M. Perrot a eu raison de m'alerter sur la question de l'eau. Il faut procéder à des mesures de simplification, mais aussi tirer les conclusions du développement de l'arythmie climatique. Alors que les inondations se répètent dans le Pas-de-Calais, l'ancien Languedoc-Roussillon connaît une sécheresse depuis trois ans. La manière de gérer le cycle de l'eau doit donc être repensée. Cela ne veut pas dire qu'il faut tout miser sur les réserves d'eau, même si l'on en a besoin. Je rappelle que, dans l'Aude, les Pyrénées-Orientales et l'Hérault, les réserves sont à sec. Il faut donc travailler à un système résilient et capable de faire face à plusieurs années sans eau, avec des réserves mais aussi en s'inscrivant dans un cycle long.

Je souhaite rassurer M. Tavel : le MODEM ne fait pas partie de la majorité de Mme Christelle Morançais dans la région Pays de la Loire. Nous avions élaboré une autre liste – je m'occupe un peu des élections au sein de mon parti, donc je sais à qui nous avons donné notre investiture. En l'occurrence, c'est M. de Rugy qui était tête de liste dans cette région, et vous auriez pu en citer beaucoup d'autres où les objectifs fixés par la loi Egalim n'ont pas été atteints – y compris certaines régions où vous gouvernez en participant à la majorité. Il faut donc que nous fassions un effort collectif et c'est un choix politique me semble-t-il important.

Monsieur Barthès, vous ne pouvez pas faire des reproches aux Espagnols.
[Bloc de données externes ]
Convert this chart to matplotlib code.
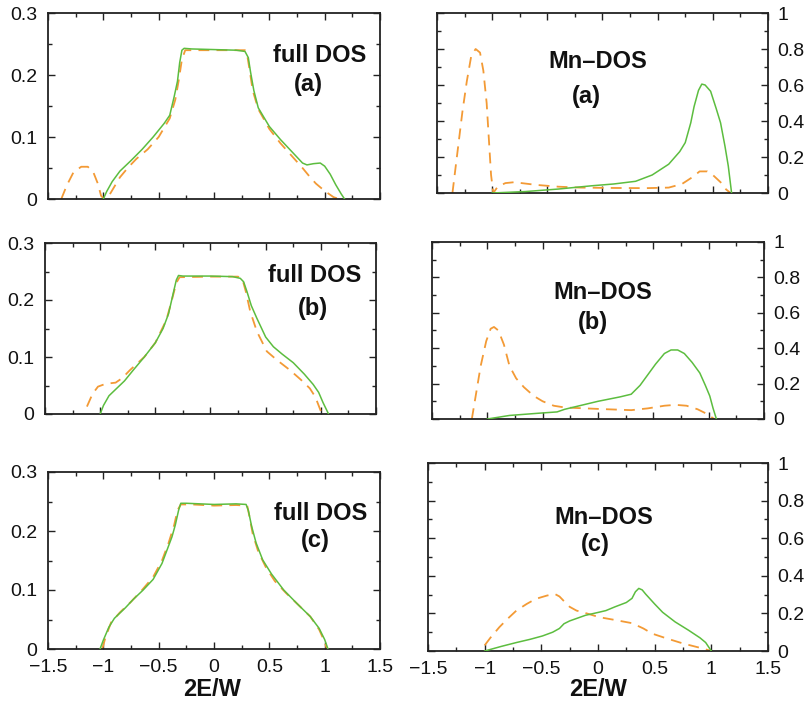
import numpy as np
import matplotlib
matplotlib.use("Agg")
import matplotlib.pyplot as plt
from matplotlib.ticker import MultipleLocator

plt.rcParams['font.family'] = ['Liberation Sans', 'DejaVu Sans']

GREEN = '#5cbd3f'
ORANGE = '#f39a35'

# ---- full DOS, panel (a)
full_a_x_solid = [-1.0, -0.97, -0.92, -0.85, -0.75, -0.65, -0.55, -0.45, -0.4, -0.36, -0.33, -0.31, -0.29, -0.27,
                  -0.2, 0.0, 0.2, 0.28, 0.31, 0.33, 0.36, 0.4, 0.5, 0.6, 0.7, 0.8, 0.84, 0.9, 0.96, 1.0, 1.05,
                  1.1, 1.15, 1.18]
full_a_y_solid = [0.0, 0.012, 0.028, 0.045, 0.062, 0.08, 0.1, 0.122, 0.135, 0.165, 0.19, 0.22, 0.24, 0.243,
                  0.242, 0.241, 0.24, 0.238, 0.228, 0.205, 0.175, 0.147, 0.117, 0.096, 0.077, 0.058, 0.055, 0.057,
                  0.058, 0.053, 0.04, 0.023, 0.008, 0.0]
full_a_x_dash = [-1.38, -1.33, -1.27, -1.2, -1.14, -1.09, -1.05, -1.02, -0.99, -0.95, -0.9, -0.85, -0.78, -0.7,
                 -0.6, -0.5, -0.4, -0.35, -0.32, -0.29, -0.26, -0.2, 0.0, 0.2, 0.28, 0.3, 0.32, 0.35, 0.4, 0.5,
                 0.6, 0.7, 0.8, 0.86, 0.92, 1.0, 1.08, 1.13]
full_a_y_dash = [0.0, 0.022, 0.043, 0.052, 0.052, 0.043, 0.025, 0.005, 0.0, 0.005, 0.02, 0.035, 0.05, 0.065,
                 0.08, 0.1, 0.13, 0.16, 0.19, 0.225, 0.24, 0.24, 0.24, 0.24, 0.24, 0.232, 0.21, 0.175, 0.145,
                 0.113, 0.09, 0.07, 0.05, 0.037, 0.025, 0.013, 0.003, 0.0]

# ---- full DOS, panel (b)
full_b_x_solid = [-1.0, -0.97, -0.92, -0.85, -0.78, -0.7, -0.6, -0.5, -0.43, -0.38, -0.34, -0.31, -0.29, -0.25,
                  0.0, 0.2, 0.27, 0.3, 0.33, 0.37, 0.42, 0.5, 0.57, 0.65, 0.75, 0.85, 0.93, 0.98, 1.02, 1.07]
full_b_y_solid = [0.0, 0.015, 0.032, 0.045, 0.058, 0.077, 0.1, 0.125, 0.15, 0.176, 0.21, 0.235, 0.243, 0.242,
                  0.242, 0.241, 0.238, 0.232, 0.215, 0.19, 0.168, 0.135, 0.118, 0.105, 0.09, 0.07, 0.052, 0.038,
                  0.02, 0.0]
full_b_x_dash = [-1.12, -1.07, -1.02, -0.95, -0.86, -0.8, -0.73, -0.6, -0.5, -0.4, -0.35, -0.31, -0.28, 0.0,
                 0.25, 0.29, 0.32, 0.36, 0.42, 0.51, 0.6, 0.72, 0.82, 0.9, 0.95, 0.98, 1.01]
full_b_y_dash = [0.013, 0.035, 0.048, 0.053, 0.055, 0.063, 0.077, 0.1, 0.125, 0.165, 0.2, 0.23, 0.24, 0.241,
                 0.241, 0.236, 0.215, 0.18, 0.145, 0.11, 0.095, 0.077, 0.06, 0.045, 0.03, 0.015, 0.0]

# ---- full DOS, panel (c)
full_c_x_solid = [-1.03, -1.0, -0.95, -0.9, -0.8, -0.73, -0.64, -0.55, -0.47, -0.42, -0.38, -0.35, -0.32, -0.3,
                  -0.25, 0.0, 0.2, 0.29, 0.31, 0.34, 0.38, 0.44, 0.52, 0.63, 0.75, 0.87, 0.95, 1.0, 1.03]
full_c_y_solid = [0.0, 0.015, 0.037, 0.052, 0.07, 0.084, 0.1, 0.118, 0.145, 0.17, 0.19, 0.21, 0.235, 0.247,
                  0.247, 0.245, 0.246, 0.245, 0.235, 0.208, 0.18, 0.151, 0.127, 0.1, 0.077, 0.055, 0.035, 0.016,
                  0.0]
full_c_x_dash = [-1.01, -0.98, -0.93, -0.85, -0.75, -0.65, -0.55, -0.47, -0.41, -0.36, -0.33, -0.3, -0.2, 0.0,
                 0.2, 0.3, 0.32, 0.35, 0.4, 0.47, 0.55, 0.65, 0.75, 0.87, 0.95, 1.0, 1.02]
full_c_y_dash = [0.0, 0.02, 0.045, 0.062, 0.08, 0.1, 0.122, 0.15, 0.18, 0.21, 0.235, 0.245, 0.245, 0.243,
                 0.244, 0.243, 0.225, 0.195, 0.165, 0.138, 0.115, 0.095, 0.077, 0.055, 0.033, 0.012, 0.0]

# ---- Mn DOS, panel (a)
mn_a_x_solid = [-1.0, -0.7, -0.4, -0.1, 0.1, 0.3, 0.45, 0.6, 0.7, 0.75, 0.8, 0.83, 0.87, 0.9, 0.93, 0.98, 1.03,
                1.07, 1.11, 1.14, 1.17]
mn_a_y_solid = [0.0, 0.008, 0.022, 0.04, 0.05, 0.065, 0.1, 0.16, 0.23, 0.28, 0.39, 0.48, 0.57, 0.605, 0.6, 0.565,
                0.47, 0.39, 0.26, 0.15, 0.0]
mn_a_x_dash = [-1.36, -1.32, -1.27, -1.23, -1.19, -1.15, -1.11, -1.08, -1.05, -1.03, -1.01, -0.99, -0.95, -0.88,
               -0.8, -0.6, -0.4, -0.2, 0.1, 0.4, 0.6, 0.72, 0.82, 0.88, 0.95, 1.0, 1.07, 1.12, 1.16]
mn_a_y_dash = [0.0, 0.2, 0.45, 0.62, 0.76, 0.8, 0.78, 0.68, 0.5, 0.3, 0.1, 0.0, 0.035, 0.055, 0.06, 0.045, 0.035,
               0.03, 0.028, 0.027, 0.03, 0.05, 0.09, 0.12, 0.12, 0.1, 0.06, 0.02, 0.0]

# ---- Mn DOS, panel (b)
mn_b_x_solid = [-1.0, -0.8, -0.55, -0.37, -0.3, -0.2, 0.0, 0.2, 0.3, 0.38, 0.45, 0.52, 0.6, 0.66, 0.72, 0.78,
                0.85, 0.92, 0.97, 1.01, 1.04, 1.07]
mn_b_y_solid = [0.0, 0.02, 0.032, 0.04, 0.055, 0.07, 0.1, 0.125, 0.14, 0.19, 0.25, 0.31, 0.37, 0.39, 0.39, 0.37,
                0.32, 0.26, 0.19, 0.13, 0.06, 0.0]
mn_b_x_dash = [-1.14, -1.1, -1.06, -1.01, -0.97, -0.94, -0.9, -0.85, -0.8, -0.74, -0.67, -0.58, -0.5, -0.4, -0.3,
               0.0, 0.3, 0.45, 0.6, 0.7, 0.8, 0.9, 0.98, 1.05]
mn_b_y_dash = [0.0, 0.15, 0.3, 0.44, 0.51, 0.52, 0.5, 0.42, 0.3, 0.23, 0.18, 0.13, 0.1, 0.075, 0.065, 0.057, 0.05,
               0.06, 0.075, 0.08, 0.075, 0.055, 0.03, 0.0]

# ---- Mn DOS, panel (c)
mn_c_x_solid = [-1.0, -0.85, -0.72, -0.6, -0.49, -0.4, -0.34, -0.3, -0.25, -0.18, -0.11, 0.0, 0.07, 0.15, 0.25,
                0.3, 0.33, 0.36, 0.39, 0.42, 0.5, 0.57, 0.68, 0.8, 0.9, 0.95, 1.0]
mn_c_y_solid = [0.0, 0.025, 0.045, 0.062, 0.08, 0.1, 0.12, 0.145, 0.16, 0.175, 0.19, 0.205, 0.215, 0.235, 0.258,
                0.28, 0.315, 0.333, 0.325, 0.303, 0.25, 0.206, 0.155, 0.11, 0.07, 0.045, 0.0]
mn_c_x_dash = [-1.0, -0.95, -0.87, -0.8, -0.72, -0.63, -0.55, -0.45, -0.38, -0.34, -0.3, -0.25, -0.19, -0.1, 0.01,
               0.15, 0.3, 0.4, 0.48, 0.6, 0.75, 0.9, 1.0]
mn_c_y_dash = [0.03, 0.07, 0.127, 0.17, 0.215, 0.25, 0.277, 0.295, 0.303, 0.29, 0.265, 0.235, 0.215, 0.2, 0.18,
               0.165, 0.148, 0.12, 0.092, 0.068, 0.04, 0.017, 0.0]

x_ticks = [-1.5, -1, -0.5, 0, 0.5, 1, 1.5]
x_tick_labels = ['\u22121.5', '\u22121', '\u22120.5', '0', '0.5', '1', '1.5']
full_ticks = [0, 0.1, 0.2, 0.3]
full_tick_labels = ['0', '0.1', '0.2', '0.3']
mn_ticks = [0, 0.2, 0.4, 0.6, 0.8, 1]
mn_tick_labels = ['0', '0.2', '0.4', '0.6', '0.8', '1']

W, H = 806, 702
fig = plt.figure(figsize=(W / 100, H / 100), dpi=100)


def box(l, r, t, b):
    return [l / W, 1 - b / H, (r - l) / W, (b - t) / H]


def px(x, y):
    return x / W, 1 - y / H


panels = [
    # (box, kind, solid x/y, dashed x/y, bottom row?)
    (box(48, 380, 13, 199), 'full', full_a_x_solid, full_a_y_solid, full_a_x_dash, full_a_y_dash, False),
    (box(437, 768, 13, 193), 'mn', mn_a_x_solid, mn_a_y_solid, mn_a_x_dash, mn_a_y_dash, False),
    (box(45, 376, 243, 414), 'full', full_b_x_solid, full_b_y_solid, full_b_x_dash, full_b_y_dash, False),
    (box(432, 764, 242, 419), 'mn', mn_b_x_solid, mn_b_y_solid, mn_b_x_dash, mn_b_y_dash, False),
    (box(48, 380, 472, 649), 'full', full_c_x_solid, full_c_y_solid, full_c_x_dash, full_c_y_dash, True),
    (box(428, 768, 463, 651), 'mn', mn_c_x_solid, mn_c_y_solid, mn_c_x_dash, mn_c_y_dash, True),
]

for rect, kind, xs, ys, xd, yd, bottom in panels:
    ax = fig.add_axes(rect)
    ax.plot(xs, ys, color=GREEN, lw=1.1, zorder=3)
    ax.plot(xd, yd, color=ORANGE, lw=1.3, dashes=(6, 4), zorder=2)
    ax.set_xlim(-1.5, 1.5)
    ax.set_xticks(x_ticks)
    ax.xaxis.set_minor_locator(MultipleLocator(0.25))
    if bottom:
        ax.set_xticklabels(x_tick_labels)
    else:
        ax.set_xticklabels([])
    if kind == 'full':
        ax.set_ylim(0, 0.3)
        ax.set_yticks(full_ticks)
        ax.set_yticklabels(full_tick_labels)
        ax.yaxis.set_minor_locator(MultipleLocator(0.05))
        ax.tick_params(axis='y', which='both', left=True, right=True, labelleft=True, labelright=False)
        ax.tick_params(axis='y', which='major', pad=8)
    else:
        ax.set_ylim(0, 1)
        ax.set_yticks(mn_ticks)
        ax.set_yticklabels(mn_tick_labels)
        ax.yaxis.set_minor_locator(MultipleLocator(0.1))
        ax.tick_params(axis='y', which='both', left=True, right=True, labelleft=False, labelright=True)
        ax.tick_params(axis='y', which='major', pad=7)
    ax.tick_params(axis='x', which='both', top=True, bottom=True)
    ax.tick_params(axis='x', which='major', pad=7)
    ax.tick_params(which='both', direction='in', width=1.0, color='#222222', labelsize=14,
                   labelcolor='#111111')
    ax.tick_params(which='major', length=5)
    ax.tick_params(which='minor', length=3)
    for s in ax.spines.values():
        s.set_linewidth(1.3)
        s.set_color('#222222')

# panel captions
captions = [
    ('full DOS', 320, 55), ('(a)', 308, 84),
    ('Mn\u2013DOS', 598, 61), ('(a)', 586, 96),
    ('full DOS', 315, 276), ('(b)', 313, 309),
    ('Mn\u2013DOS', 603, 293), ('(b)', 593, 323),
    ('full DOS', 321, 514), ('(c)', 315, 541),
    ('Mn\u2013DOS', 604, 518), ('(c)', 595, 544),
]
for text, x, y in captions:
    fig.text(*px(x, y), text, ha='center', va='center', fontsize=17, fontweight='bold', color='#111111')

fig.text(*px(212, 689), '2E/W', ha='center', va='center', fontsize=17, fontweight='bold', color='#111111')
fig.text(*px(598, 689), '2E/W', ha='center', va='center', fontsize=17, fontweight='bold', color='#111111')

fig.savefig('out.png', dpi=100)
Je suis d'accord avec M. Vojetta sur ce point. On entend des discours absolument toxiques vis-à-vis de l'Espagne. Pourtant, il a suffi que je téléphone à mon homologue espagnol pour qu'il accepte de déroger à sa réglementation nationale à propos de la MHE. Il aurait pu bloquer nos bovins à la frontière, et vous imaginez les dégâts que cela aurait provoqués dans la filière ; il ne l'a pas fait.

Il faut donc faire attention à ne pas jeter l'opprobre sur nos partenaires. Nous n'avons à n'en prendre qu'à nous-mêmes en matière de surtranspositions. C'est la raison pour laquelle nous travaillons pour les identifier, définir des mesures de simplification et peser sur la trajectoire européenne.

Ensuite, un certain nombre d'acteurs – dont certains, disons-le, sont français – profitent de la crise pour faire rentrer des vins d'Espagne. Nous allons nous pencher sur cela et procéder à des contrôles. Chacun doit prendre ses responsabilités. Je suis d'accord avec votre constat, mais n'allons pas dire que c'est la faute des Espagnols.